Putting it All Together
Quality early successional habitat is the unifying element for bobwhite management. Native grasses with scattered shrubs, interspersed with patches of bare ground, cropped areas, and open woodland best provides the food, cover, nesting habitat and space needed to sustain bobwhite populations. Conducting disturbance through fire, timber harvests, disking, grazing or other methods generates these critical early successional conditions.
Management Regimes
Habitat management should aim to maintain early successional habitat across approximately 30-60% of a property. The remainder can include woods and regenerating areas to allow succession to continue.
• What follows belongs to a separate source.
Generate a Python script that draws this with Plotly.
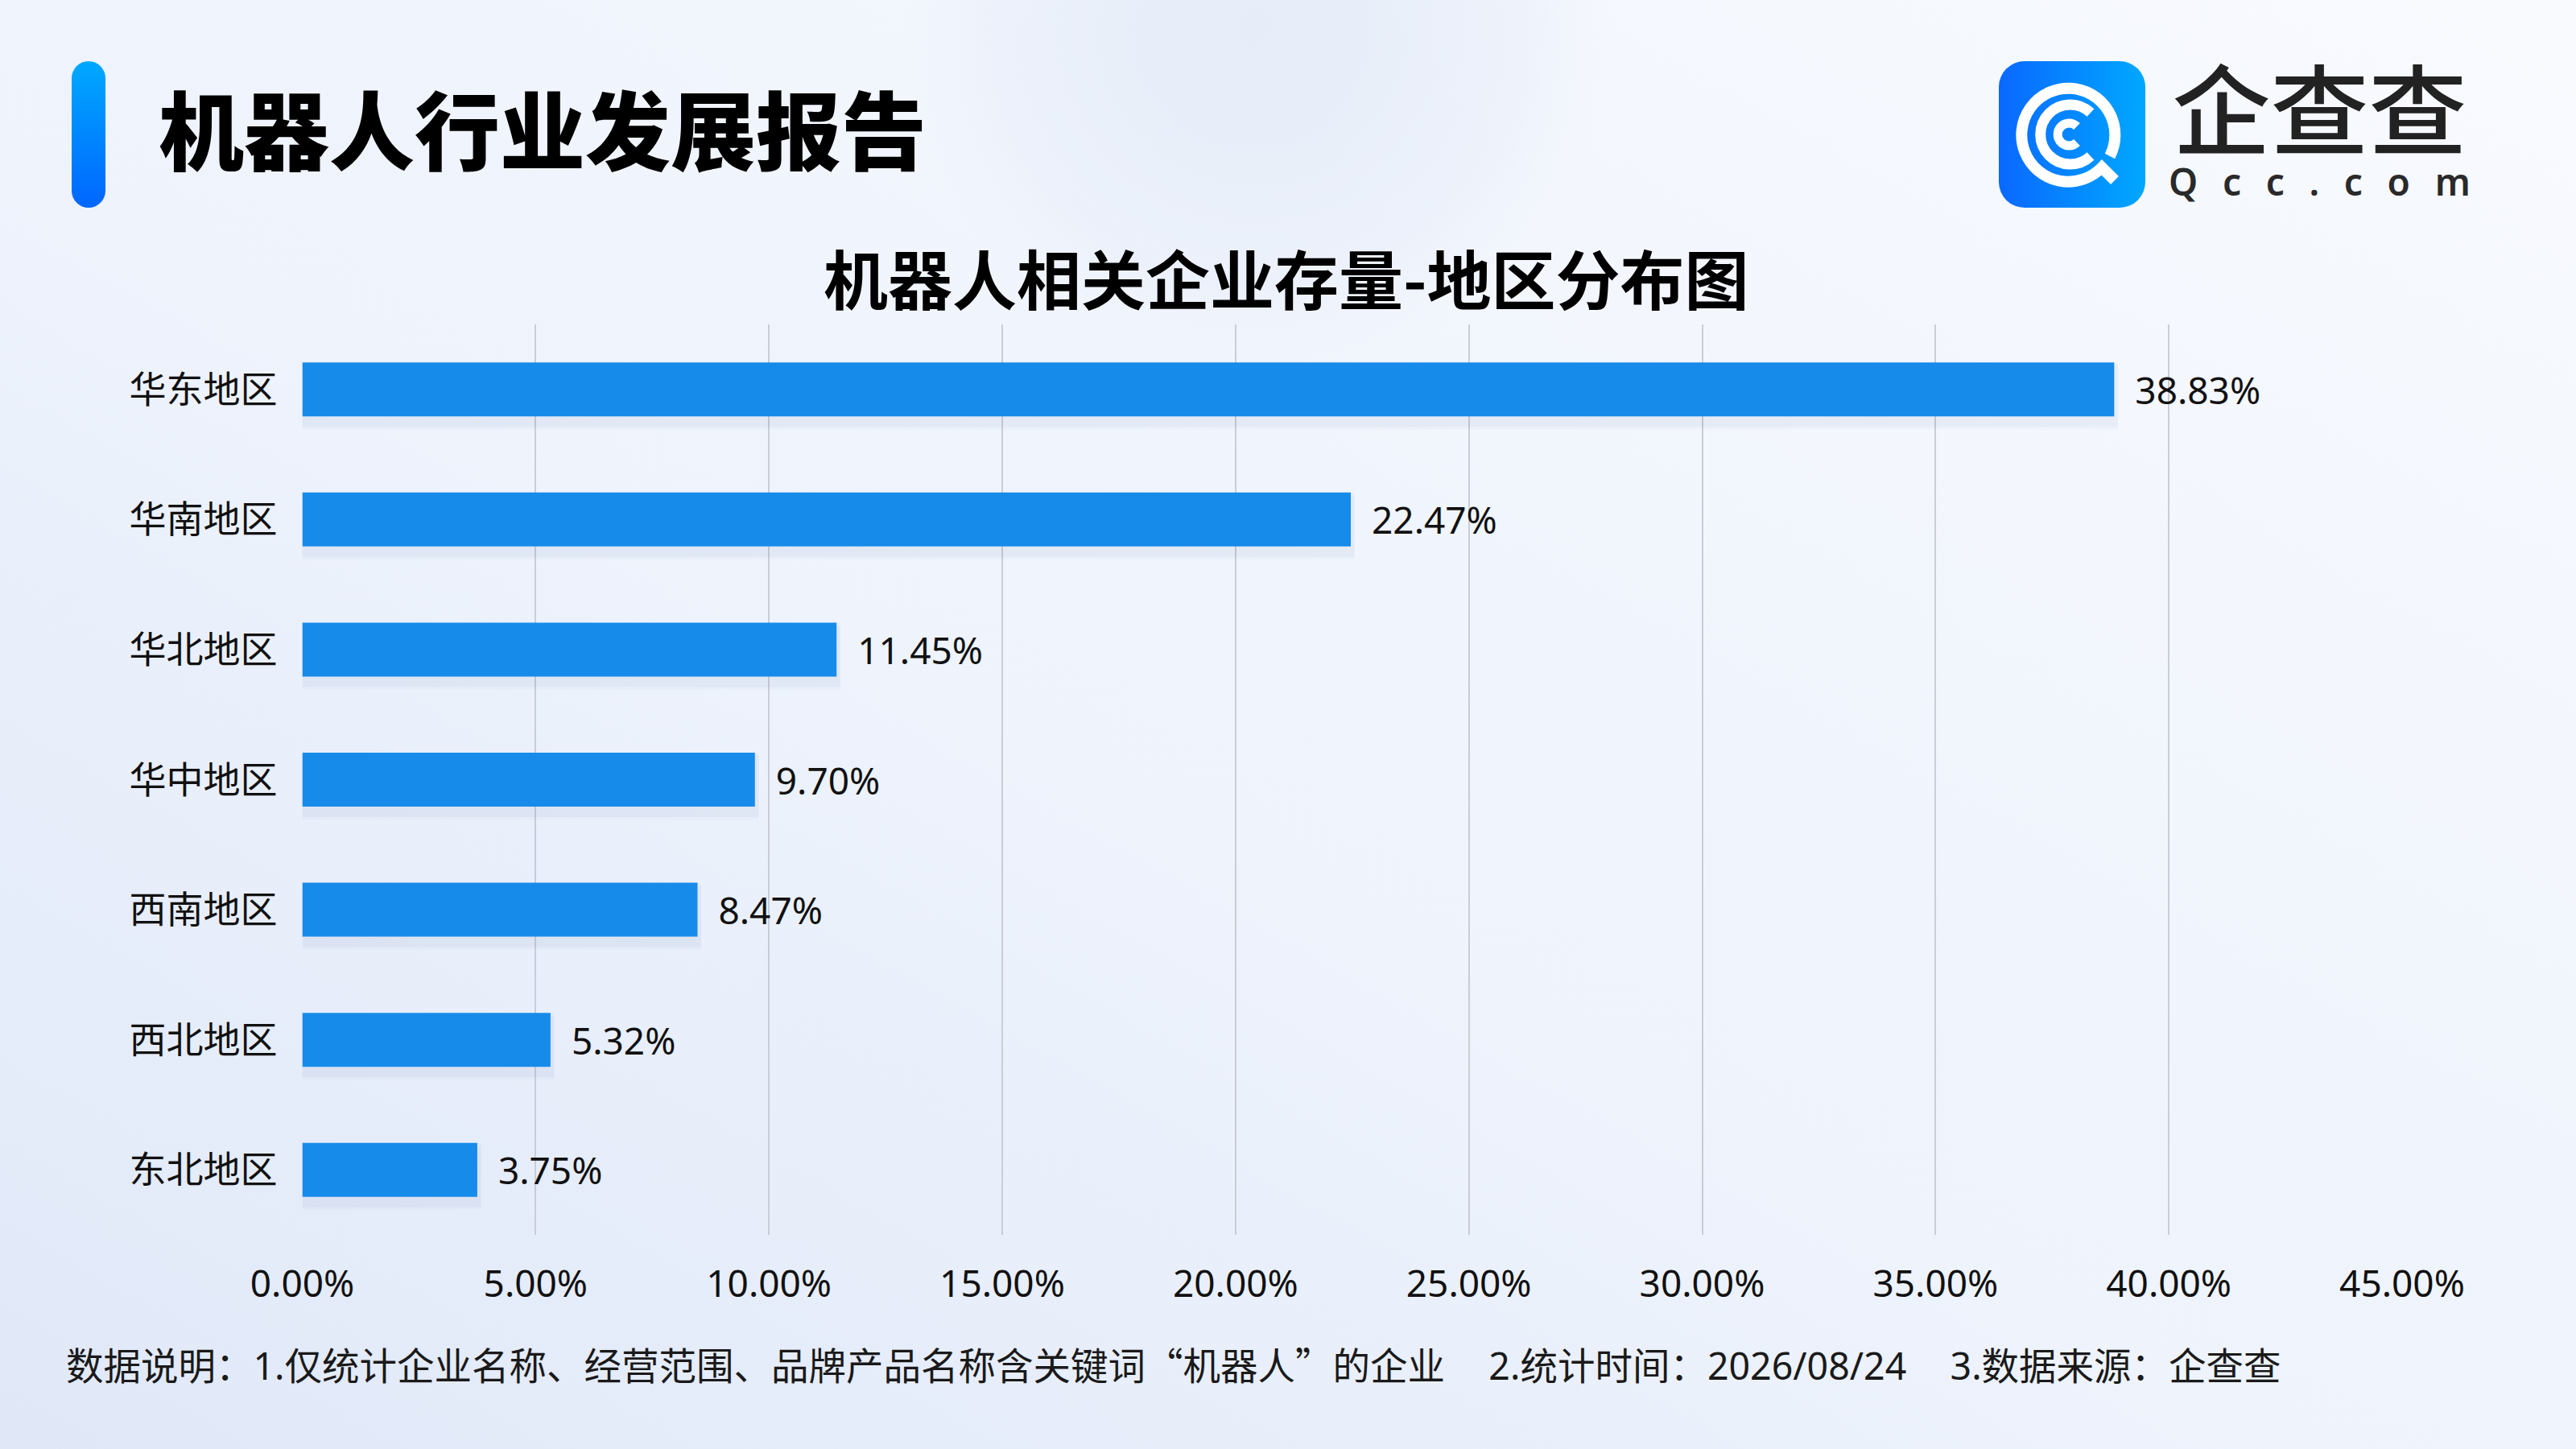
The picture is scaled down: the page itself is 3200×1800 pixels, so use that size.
import base64
import plotly.graph_objects as go

W, H = 3200, 1800

# data
regions = ["华东地区", "华南地区", "华北地区", "华中地区", "西南地区", "西北地区", "东北地区"]
shares = [38.83, 22.47, 11.45, 9.70, 8.47, 5.32, 3.75]
x_ticks = [0, 5, 10, 15, 20, 25, 30, 35, 40, 45]
x_tick_text = [f"{v:.2f}%" for v in x_ticks]

report_title = "机器人行业发展报告"
chart_title = "机器人相关企业存量-地区分布图"
Q_OPEN = '<span style="font-family:Noto Sans CJK SC">“</span>'
Q_CLOSE = '<span style="font-family:Noto Sans CJK SC">”</span>'
footnote = ("数据说明：1.仅统计企业名称、经营范围、品牌产品名称含关键词" + Q_OPEN + "机器人" + Q_CLOSE
            + "的企业\u3000\u20062.统计时间：2026/08/24\u3000\u20063.数据来源：企查查")
brand_cn = "企查查"
brand_en = "Qcc.com"

BAR_BLUE = "#178BEA"
GRID = "#C9CDD6"
LATIN = "Noto Sans, Noto Sans CJK SC"
CJK = "Noto Sans CJK SC"


def px_x(x):
    return x / W


def px_y(y):
    return 1 - y / H


# backdrop: page gradient, title accent bar and the logo mark (pixel coords)
backdrop = f"""<svg xmlns="http://www.w3.org/2000/svg" width="{W}" height="{H}" viewBox="0 0 {W} {H}">
<defs>
 <linearGradient id="bg" x1="0" y1="1" x2="1" y2="0">
  <stop offset="0" stop-color="#E0E8F8"/>
  <stop offset="0.45" stop-color="#EEF3FC"/>
  <stop offset="1" stop-color="#F8FAFE"/>
 </linearGradient>
 <radialGradient id="blob" cx="0.5" cy="0.5" r="0.5">
  <stop offset="0" stop-color="#E4EBF8" stop-opacity="0.9"/>
  <stop offset="0.75" stop-color="#E8EEF9" stop-opacity="0.6"/>
  <stop offset="1" stop-color="#EEF3FC" stop-opacity="0"/>
 </radialGradient>
 <linearGradient id="accent" x1="0" y1="0" x2="0" y2="1">
  <stop offset="0" stop-color="#00A9FF"/>
  <stop offset="1" stop-color="#0066FF"/>
 </linearGradient>
 <linearGradient id="logo" x1="0" y1="0" x2="1" y2="0">
  <stop offset="0" stop-color="#0A68FF"/>
  <stop offset="1" stop-color="#00A8FF"/>
 </linearGradient>
</defs>
<rect width="{W}" height="{H}" fill="url(#bg)"/>
<circle cx="1560" cy="30" r="440" fill="url(#blob)"/>
<rect x="89" y="76" width="42" height="182" rx="21" fill="url(#accent)"/>
<rect x="2483" y="76" width="182" height="182" rx="32" fill="url(#logo)"/>
<g fill="none" stroke="#FFFFFF" stroke-width="14">
 <path d="M 2627 224 L 2611 208 A 58 58 0 1 1 2621 194"/>
</g>
<g fill="none" stroke="#FFFFFF" stroke-width="13">
 <path d="M 2597 194 A 37 37 0 1 1 2597 140"/>
</g>
<g fill="none" stroke="#FFFFFF" stroke-width="11">
 <path d="M 2580 177 A 14 14 0 1 1 2580 157"/>
</g>
</svg>"""
backdrop_uri = "data:image/svg+xml;base64," + base64.b64encode(backdrop.encode("utf-8")).decode()

fig = go.Figure()

# soft shadow under each bar
for extra, alpha in [(0.10, 0.025), (0.06, 0.035)]:
    fig.add_trace(go.Bar(
        y=regions, x=[v + 0.08 for v in shares], orientation="h",
        width=0.4146 + extra, offset=-(0.4146 + extra) / 2 + 0.05,
        marker=dict(color=f"rgba(40,70,140,{alpha})", line=dict(width=0)),
        hoverinfo="skip", showlegend=False,
    ))

fig.add_trace(go.Bar(
    y=regions, x=shares, orientation="h",
    width=0.4146, offset=-0.2073,
    marker=dict(color=BAR_BLUE, line=dict(width=0)),
    texttemplate="\u2002%{x:.2f}%", textposition="outside",
    textfont=dict(family=LATIN, size=46, color="#111111"),
    constraintext="none", cliponaxis=False, showlegend=False,
))

fig.update_layout(
    width=W, height=H,
    margin=dict(l=0, r=0, t=0, b=0, autoexpand=False),
    paper_bgcolor="#EEF3FC",
    plot_bgcolor="rgba(0,0,0,0)",
    barmode="overlay",
    font=dict(family=LATIN, color="#111111"),
    xaxis=dict(
        domain=[px_x(375.5), px_x(2984)], automargin=False,
        range=[0, 45], tickvals=x_ticks, ticktext=x_tick_text,
        showgrid=True, gridcolor=GRID, gridwidth=2, zeroline=False,
        showline=False, ticks="", ticklabelstandoff=30,
        tickfont=dict(family=LATIN, size=46, color="#111111"),
    ),
    yaxis=dict(
        domain=[px_y(1534), px_y(403)], automargin=False,
        categoryorder="array", categoryarray=regions,
        range=[6.5, -0.5], showgrid=False, zeroline=False, showline=False,
        ticks="", ticklabelstandoff=30,
        tickfont=dict(family=CJK, size=46, color="#111111"),
    ),
    images=[dict(source=backdrop_uri, xref="paper", yref="paper", x=0, y=1,
                 sizex=1, sizey=1, sizing="stretch", xanchor="left", yanchor="top",
                 layer="below")],
)

# header, chart title, footnote and brand text
fig.add_annotation(text=report_title, x=px_x(195), y=px_y(157), xref="paper", yref="paper",
                   xanchor="left", yanchor="middle", showarrow=False,
                   font=dict(family=CJK, size=106, color="#000000", weight=900))
fig.add_annotation(text=chart_title, x=px_x(1598), y=px_y(343), xref="paper", yref="paper",
                   xanchor="center", yanchor="middle", showarrow=False,
                   font=dict(family=CJK, size=80, color="#000000", weight=700))
fig.add_annotation(text=footnote, x=px_x(80), y=px_y(1694), xref="paper", yref="paper",
                   xanchor="left", yanchor="middle", showarrow=False,
                   font=dict(family=LATIN, size=46.5, color="#1A1A1A"))
# brand name and domain as one two-line text block
brand_text = ('<span style="font-family:Noto Sans CJK SC;font-size:122px;font-weight:500;'
              'color:#222222">' + brand_cn + '</span><br>' + "\u2002\u2006".join(brand_en))
fig.add_annotation(text=brand_text, x=px_x(2881), y=px_y(258), xref="paper", yref="paper",
                   xanchor="center", yanchor="bottom", align="center", showarrow=False,
                   font=dict(family=LATIN, size=46, color="#2A2A2A", weight=600))

fig.write_html("out.html", config={"displayModeBar": False},
               post_script="document.body.style.margin='0px';")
Dividing land into 3-5 acre management units and implementing disturbance on a 3-4 year rotation in each unit creates a shifting mosaic of seral stages.
Monitoring
Conducting annual quail surveys allows managers to monitor population responses to habitat work. Recording the number of calling males heard along standardized routes provides an index to track relative abundance. Trail cameras, nest searches, and quail covey counts also help monitor populations. Adaptive habitat management based on monitoring data can optimize management.
Conclusion
Bobwhite quail thrive in early successional habitat mosaics containing a diversity of grasses, forbs, shrubs, and open woods. Conducting periodic disturbance through fire, disking, grazing, or other methods maintains this habitat. Focusing on interspersion, connectivity, diversity, and habitat arrangement creates bobwhite havens. Supplemental feeding and establishing food plots can provide seasonal resources but do not replace habitat management. By managing habitats for early successional species, land managers can sustain vibrant bobwhite populations.